PORTUGAL
Portugal is one of Europe’s best-value luxury destinations, pairing serious food and a design-led hotel scene with warm-weather coastlines that rival Spain, Italy, and Greece. Most trips anchor in Lisbon for three to four nights, then add a coastal stay — Comporta for barefoot design-led luxury an hour south, or the Algarve for full-service family resorts. Porto and the Douro Valley add a wine-country leg to the north. The best times to visit are May through early July and September through early October, when the weather is warm, the crowds thinner than August, and every hotel is open.
Portugal has quietly become one of the most editorially significant destinations in European luxury travel — a country with serious food, a design-led boutique hotel scene, and the kind of warm-weather coastlines that increasingly compete with Spain, Italy, and the Greek Islands on near-equal terms. We've traveled across Portugal with and without kids and based every recommendation here on real experience — no hotel paid to be featured, and no review is sponsored.
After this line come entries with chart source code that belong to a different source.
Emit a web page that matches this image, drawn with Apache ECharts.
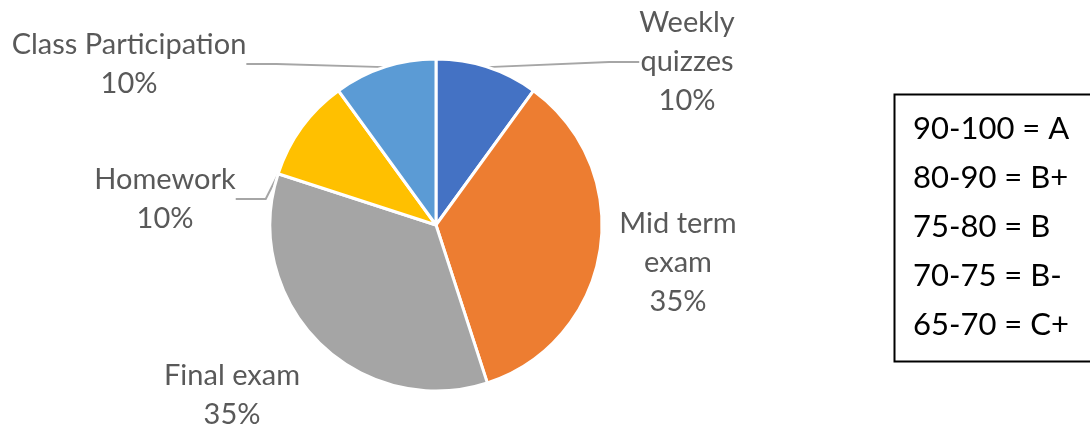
<!DOCTYPE html>
<html>
<head>
<meta charset="utf-8">
<script src="https://cdn.jsdelivr.net/npm/echarts@6/dist/echarts.min.js"></script>
<style>
html,body{margin:0;padding:0;background:#fff;}
#chart{width:1090px;height:425px;}
</style>
</head>
<body>
<div id="chart"></div>
<script>
// ---- data ----
var categories = ['Weekly\nquizzes', 'Mid term\nexam', 'Final exam', 'Homework', 'Class Participation'];
var weights = [10, 35, 35, 10, 10];
var sliceColors = ['#4472C4', '#ED7D31', '#A5A5A5', '#FFC000', '#5B9BD5'];
var gradeScale = ['90-100 = A', '80-90 = B+', '75-80 = B', '70-75 = B-', '65-70 = C+'];

// ---- layout (label anchor positions, not data) ----
var labelPos = [[687, 62], [678, 263], [232, 395], [165, 199], [129, 64]];
var showLine = [true, false, false, true, true];

var chart = echarts.init(document.getElementById('chart'), null, {renderer: 'canvas'});

var pieData = categories.map(function (c, i) {
  return {
    name: c,
    value: weights[i],
    itemStyle: {color: sliceColors[i]},
    labelLine: {show: showLine[i]}
  };
});

var gradeText = gradeScale.map(function (g, i) {
  return {
    type: 'text',
    x: 913,
    y: 129 + i * 49,
    style: {
      text: g,
      font: '31px Lato',
      fill: '#000',
      textAlign: 'left',
      textVerticalAlign: 'middle'
    }
  };
});

chart.setOption({
  animation: false,
  backgroundColor: '#fff',
  series: [{
    type: 'pie',
    center: [436, 225],
    radius: [0, 166],
    startAngle: 90,
    clockwise: true,
    data: pieData,
    itemStyle: {borderColor: '#fff', borderWidth: 3},
    label: {
      show: true,
      position: 'outside',
      formatter: '{b}\n{d}%',
      fontFamily: 'Lato',
      fontSize: 29,
      lineHeight: 39,
      color: '#595959',
      align: 'center'
    },
    labelLine: {
      show: true,
      lineStyle: {color: '#A6A6A6', width: 2}
    },
    labelLayout: function (p) {
      var pos = labelPos[p.dataIndex];
      return {x: pos[0], y: pos[1], align: 'center', verticalAlign: 'middle'};
    }
  }],
  graphic: [{
    type: 'rect',
    left: 892,
    top: 92,
    shape: {width: 220, height: 267},
    style: {fill: 'none', stroke: '#000', lineWidth: 2}
  }].concat(gradeText)
});
</script>
</body>
</html>
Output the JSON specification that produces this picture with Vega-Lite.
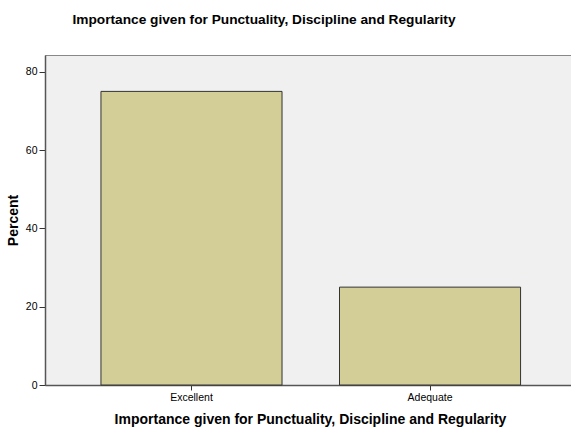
{
  "$schema": "https://vega.github.io/schema/vega-lite/v6.json",
  "width": 526,
  "height": 330,
  "autosize": {"type": "none"},
  "padding": {"left": 45, "top": 55, "right": 0, "bottom": 44},
  "background": "white",
  "config": {
    "font": "Liberation Sans",
    "view": {"fill": "#f0f0f0", "stroke": "#888888", "strokeWidth": 1}
  },
  "title": {
    "text": "Importance given for Punctuality, Discipline and Regularity",
    "fontSize": 13.7,
    "fontWeight": "bold",
    "color": "#000000",
    "anchor": "middle",
    "dx": -44,
    "offset": 28
  },
  "data": {
    "values": [
      {"category": "Excellent", "percent": 75},
      {"category": "Adequate", "percent": 25}
    ]
  },
  "mark": {"type": "bar", "fill": "#d3ce97", "stroke": "#333333", "strokeWidth": 1},
  "encoding": {
    "x": {
      "field": "category",
      "type": "nominal",
      "sort": ["Excellent", "Adequate"],
      "scale": {"paddingInner": 0.241, "paddingOuter": 0.223, "align": 0.526},
      "axis": {
        "title": "Importance given for Punctuality, Discipline and Regularity",
        "titleFontSize": 14,
        "titleFontWeight": "bold",
        "titleColor": "#000000",
        "titleX": 265,
        "titlePadding": 10,
        "labelAngle": 0,
        "labelFontSize": 10.5,
        "labelColor": "#000000",
        "labelPadding": 2,
        "tickSize": 5,
        "tickColor": "#333333",
        "domainColor": "#555555",
        "domainWidth": 1.5
      }
    },
    "y": {
      "field": "percent",
      "type": "quantitative",
      "scale": {"domain": [0, 84.3], "nice": false},
      "axis": {
        "title": "Percent",
        "titleFontSize": 14,
        "titleFontWeight": "bold",
        "titleColor": "#000000",
        "titlePadding": 5,
        "values": [0, 20, 40, 60, 80],
        "grid": false,
        "labelFontSize": 10.5,
        "labelColor": "#000000",
        "labelPadding": 2,
        "tickSize": 6,
        "tickColor": "#333333",
        "domainColor": "#555555",
        "domainWidth": 1.5
      }
    }
  }
}
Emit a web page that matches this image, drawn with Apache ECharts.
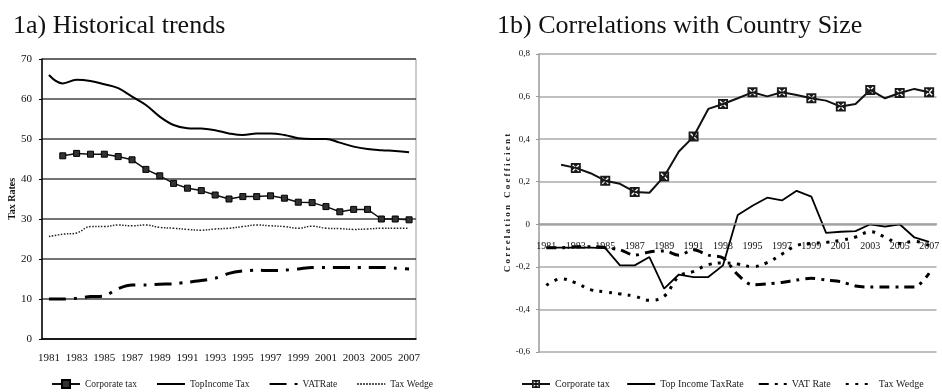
<!DOCTYPE html>
<html>
<head>
<meta charset="utf-8">
<script src="https://cdn.jsdelivr.net/npm/echarts@6/dist/echarts.min.js"></script>
<style>html,body{margin:0;padding:0;background:#fff;}#c{width:942px;height:392px;}</style>
</head>
<body>
<div id="c"></div>
<script>
const years = ['1981','1982','1983','1984','1985','1986','1987','1988','1989','1990','1991','1992','1993','1994','1995','1996','1997','1998','1999','2000','2001','2002','2003','2004','2005','2006','2007'];

// 1a) Historical trends
const corpTaxA   = [null, 45.8, 46.4, 46.2, 46.2, 45.6, 44.8, 42.4, 40.8, 38.9, 37.7, 37.1, 36.0, 35.0, 35.6, 35.6, 35.8, 35.2, 34.2, 34.1, 33.1, 31.8, 32.4, 32.4, 30.0, 30.0, 29.8];
const topIncomeA = [66.0, 63.9, 64.8, 64.5, 63.7, 62.7, 60.6, 58.5, 55.6, 53.5, 52.7, 52.6, 52.2, 51.4, 51.0, 51.4, 51.4, 51.0, 50.2, 50.0, 50.0, 49.1, 48.1, 47.5, 47.2, 47.0, 46.7];
const vatA       = [10.0, 10.0, 10.2, 10.6, 10.8, 12.6, 13.5, 13.5, 13.7, 13.8, 14.2, 14.6, 15.2, 16.4, 17.0, 17.2, 17.1, 17.2, 17.5, 17.9, 17.9, 17.9, 17.9, 17.9, 17.9, 17.7, 17.5];
const wedgeA     = [25.6, 26.2, 26.5, 28.1, 28.1, 28.5, 28.3, 28.5, 27.9, 27.7, 27.4, 27.2, 27.5, 27.7, 28.1, 28.5, 28.3, 28.1, 27.7, 28.2, 27.7, 27.6, 27.4, 27.5, 27.7, 27.7, 27.7];

// 1b) Correlations with Country Size
const corpTaxB   = [null, 0.28, 0.265, 0.24, 0.205, 0.19, 0.152, 0.148, 0.225, 0.342, 0.412, 0.542, 0.565, 0.592, 0.62, 0.601, 0.62, 0.607, 0.592, 0.581, 0.553, 0.565, 0.631, 0.592, 0.617, 0.636, 0.62];
const topIncomeB = [-0.11, -0.11, -0.11, -0.11, -0.112, -0.193, -0.193, -0.154, -0.302, -0.236, -0.248, -0.248, -0.193, 0.044, 0.087, 0.125, 0.112, 0.157, 0.13, -0.04, -0.035, -0.032, 0.0, -0.011, 0.0, -0.062, -0.083];
const vatB       = [-0.11, -0.11, -0.105, -0.105, -0.11, -0.12, -0.145, -0.13, -0.125, -0.145, -0.12, -0.145, -0.158, -0.237, -0.284, -0.28, -0.273, -0.262, -0.254, -0.262, -0.27, -0.29, -0.295, -0.295, -0.295, -0.295, -0.23];
const wedgeB     = [-0.287, -0.256, -0.275, -0.307, -0.318, -0.327, -0.338, -0.357, -0.338, -0.245, -0.221, -0.19, -0.182, -0.187, -0.199, -0.18, -0.14, -0.1, -0.09, -0.085, -0.075, -0.06, -0.035, -0.06, -0.09, -0.08, -0.1];

const titleA = '1a) Historical trends';
const titleB = '1b) Correlations with Country Size';
const legendA = ['Corporate tax', 'TopIncome Tax', 'VATRate', 'Tax Wedge'];
const legendB = ['Corporate tax ', 'Top Income TaxRate', 'VAT Rate', 'Tax Wedge '];

const serif = 'Liberation Serif';
const xSym = 'path://M0,0L20,0L20,20L0,20Z M3,5L8,10L3,15L5,17L10,12L15,17L17,15L12,10L17,5L15,3L10,8L5,3Z';
const legItem = (name, i) => (i === 0 ? {name: name} : {name: name, itemStyle: {opacity: 0}});

const chart = echarts.init(document.getElementById('c'), null, {renderer: 'canvas'});
chart.setOption({
  animation: false,
  backgroundColor: '#fff',
  title: [
    {text: titleA, left: 8, top: 8, textStyle: {fontFamily: serif, fontSize: 26, fontWeight: 'normal', color: '#111'}},
    {text: titleB, left: 492, top: 8, textStyle: {fontFamily: serif, fontSize: 26, fontWeight: 'normal', color: '#111'}}
  ],
  legend: [
    {data: legendA.map(legItem), left: 46, top: 374, width: 420, itemWidth: 28, itemHeight: 10, itemGap: 19,
     textStyle: {fontFamily: serif, fontSize: 9.5, color: '#222'}},
    {data: legendB.map(legItem), left: 516, top: 374, width: 440, itemWidth: 28, itemHeight: 10, itemGap: 14,
     textStyle: {fontFamily: serif, fontSize: 10, color: '#222'}}
  ],
  grid: [
    {left: 42, top: 59, width: 374, height: 280, show: true, borderColor: '#999', borderWidth: 1, backgroundColor: 'transparent'},
    {left: 539, top: 54, width: 405, height: 298}
  ],
  xAxis: [
    {type: 'category', gridIndex: 0, data: years, boundaryGap: true,
     axisLine: {lineStyle: {color: '#000', width: 1.5}},
     axisTick: {interval: 0, length: 4, lineStyle: {color: '#000'}},
     axisLabel: {interval: 1, margin: 14, fontFamily: serif, fontSize: 11, color: '#111'},
     splitLine: {show: false}},
    {type: 'category', gridIndex: 1, data: years, boundaryGap: true, offset: -128,
     axisLine: {onZero: false, lineStyle: {color: '#999', width: 1.5}},
     axisTick: {length: 4, lineStyle: {color: '#888'}},
     axisLabel: {interval: 1, margin: 17, fontFamily: serif, fontSize: 10, color: '#111'},
     splitLine: {show: false}, z: 5}
  ],
  yAxis: [
    {type: 'value', gridIndex: 0, min: 0, max: 70, interval: 10,
     name: 'Tax Rates', nameLocation: 'middle', nameGap: 24,
     nameTextStyle: {fontFamily: serif, fontSize: 10, fontWeight: 'bold', color: '#111'},
     axisLine: {show: true, lineStyle: {color: '#000', width: 1.5}},
     axisTick: {show: true, length: 3, lineStyle: {color: '#000'}},
     axisLabel: {margin: 10, fontFamily: serif, fontSize: 11, color: '#111'},
     splitLine: {lineStyle: {color: '#444', width: 1.5}}},
    {type: 'value', gridIndex: 1, min: -0.6, max: 0.8, interval: 0.2,
     name: 'C o r r e l a t i o n   C o e f f i c i e n t', nameLocation: 'middle', nameGap: 22,
     nameTextStyle: {fontFamily: serif, fontSize: 9, fontWeight: 'bold', color: '#222'},
     axisLine: {show: true, lineStyle: {color: '#999', width: 1.5}},
     axisTick: {show: true, length: 3, lineStyle: {color: '#999'}},
     axisLabel: {margin: 9, fontFamily: serif, fontSize: 9, color: '#111',
       formatter: v => (Math.abs(v) < 1e-9 ? '0' : v.toFixed(1).replace('.', ','))},
     splitLine: {lineStyle: {color: '#aaa', width: 1.5}}}
  ],
  series: [
    {name: legendA[0], type: 'line', xAxisIndex: 0, yAxisIndex: 0, data: corpTaxA,
     symbol: 'rect', symbolSize: 6, itemStyle: {color: '#333', borderColor: '#000', borderWidth: 1},
     lineStyle: {color: '#111', width: 1.5}},
    {name: legendA[1], type: 'line', xAxisIndex: 0, yAxisIndex: 0, data: topIncomeA,
     symbol: 'none', smooth: 0.4, itemStyle: {color: '#000'}, lineStyle: {color: '#000', width: 2}},
    {name: legendA[2], type: 'line', xAxisIndex: 0, yAxisIndex: 0, data: vatA,
     symbol: 'none', smooth: 0.3, itemStyle: {color: '#000'}, lineStyle: {color: '#000', width: 3, type: [17, 8, 3, 8]}},
    {name: legendA[3], type: 'line', xAxisIndex: 0, yAxisIndex: 0, data: wedgeA,
     symbol: 'none', smooth: 0.4, itemStyle: {color: '#222'}, lineStyle: {color: '#222', width: 1.5, type: [1.5, 1.5]}},

    {name: legendB[0], type: 'line', xAxisIndex: 1, yAxisIndex: 1, data: corpTaxB,
     symbol: xSym, symbolSize: 10, itemStyle: {color: '#1a1a1a'},
     lineStyle: {color: '#111', width: 2}},
    {name: legendB[1], type: 'line', xAxisIndex: 1, yAxisIndex: 1, data: topIncomeB,
     symbol: 'none', itemStyle: {color: '#000'}, lineStyle: {color: '#000', width: 1.8}},
    {name: legendB[2], type: 'line', xAxisIndex: 1, yAxisIndex: 1, data: vatB,
     symbol: 'none', smooth: 0.3, itemStyle: {color: '#000'}, lineStyle: {color: '#000', width: 3, type: [10, 6, 3, 6]}},
    {name: legendB[3], type: 'line', xAxisIndex: 1, yAxisIndex: 1, data: wedgeB,
     symbol: 'none', smooth: 0.4, itemStyle: {color: '#000'}, lineStyle: {color: '#000', width: 3, type: [3, 6.5]}}
  ]
});
</script>
</body>
</html>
Where we cover in Portugal:
Lisbon — The capital and the editorial anchor of any Portugal trip. Three to four nights is the right length to settle into the seven-hills geography, eat through the city's serious contemporary restaurant scene (Belcanto, Alma, Loco, Cervejaria Ramiro), and walk Alfama, Bairro Alto, and Belém at a proper pace. Read our Best Hotels in Lisbon here.
Comporta — The editorial discovery of the last decade. A 60-mile coastline an hour south of Lisbon, defined by pine forest, rice fields, white-sand Atlantic beaches, and a small constellation of design-led boutique hotels. Sublime Comporta is the flagship and the property that defined what travelers now call "Comporta style." Vermelho Melides — Christian Louboutin's adults-only hotel in the adjacent village — won Two Michelin Keys in 2025. Quinta da Comporta is the wellness-led pick, Spatia is the architectural pine-forest alternative, and AlmaLusa is the most walkable village base. See our full guide to the best hotels in Comporta for the complete breakdown.
Beyond the hotels, the beach-club scene is half the reason to come — Sublime’s beach club, Sal, and Ilha do Arroz define the long-lunch, toes-in-the-sand rhythm that makes Comporta what it is. See our guide to the best beach clubs in Comporta for where to spend the day.
The Algarve — Portugal's southern coast, with the highest concentration of family-positioned five-star resorts in continental Europe. Pine Cliffs, Vila Vita Parc, and Conrad Algarve anchor the luxury family market; Tivoli Carvoeiro is the cliffside boutique alternative. Best for families who want full-service resort programming, kids' clubs, and reliably gorgeous cliffside beaches. The Boujist's full Algarve guide is forthcoming.
Porto and the Douro Valley — Portugal’s second city and the wine country that feeds it. Porto rewards two to three nights: the riverside Ribeira district, the port lodges across the water in Vila Nova de Gaia, and a restaurant scene that has quietly become one of the most exciting in the country. An hour inland, the Douro Valley is one of Europe’s most beautiful wine regions — terraced vineyards dropping to the river, quintas that have made port for centuries, and a small group of design-forward wine hotels that make it worth two nights on its own. Best for travelers who want to pair a city stay with serious wine country. The Boujist’s full Porto and Douro guides are forthcoming.
Sintra — The fairytale hill town twenty-five minutes from Lisbon, dense with Romantic-era palaces, the colorful Pena Palace, and the cork-and-tile estates that made it the summer retreat of Portuguese royalty. Most visitors do Sintra as a day trip from Lisbon, but staying a night lets you have the palaces before the crowds arrive. Best as an add-on to a Lisbon stay rather than a destination in itself.
Madeira — The Atlantic island four hundred miles off the coast, with year-round spring weather, dramatic volcanic landscapes, and a hotel scene anchored by Belmond’s Reid’s Palace, one of the grand old hotels of Europe. Madeira works when mainland Portugal doesn’t — its mild winters make it one of the few European beach-adjacent destinations that’s genuinely pleasant from November through March. Best for hikers, garden lovers, and travelers wanting warm-weather escape in the off-season.
The Azores — Portugal’s mid-Atlantic archipelago, greener and wilder than Madeira, built for travelers who want volcanic crater lakes, whale watching, and hot-spring bathing over beach clubs and boutiques. Still early in its luxury development, but increasingly on the radar for travelers who’ve done the mainland. Best for nature-led trips and a sense of genuine remoteness.
Best time to visit Portugal: May through early July and September through early October are the editorial sweet spots — comfortable temperatures, lower crowds than peak August, and hotels fully operational. August is peak Portuguese vacation season; expect crowded beaches and higher prices. Winter works well for Lisbon, Porto, and Madeira; the Algarve and Comporta are quieter and cooler.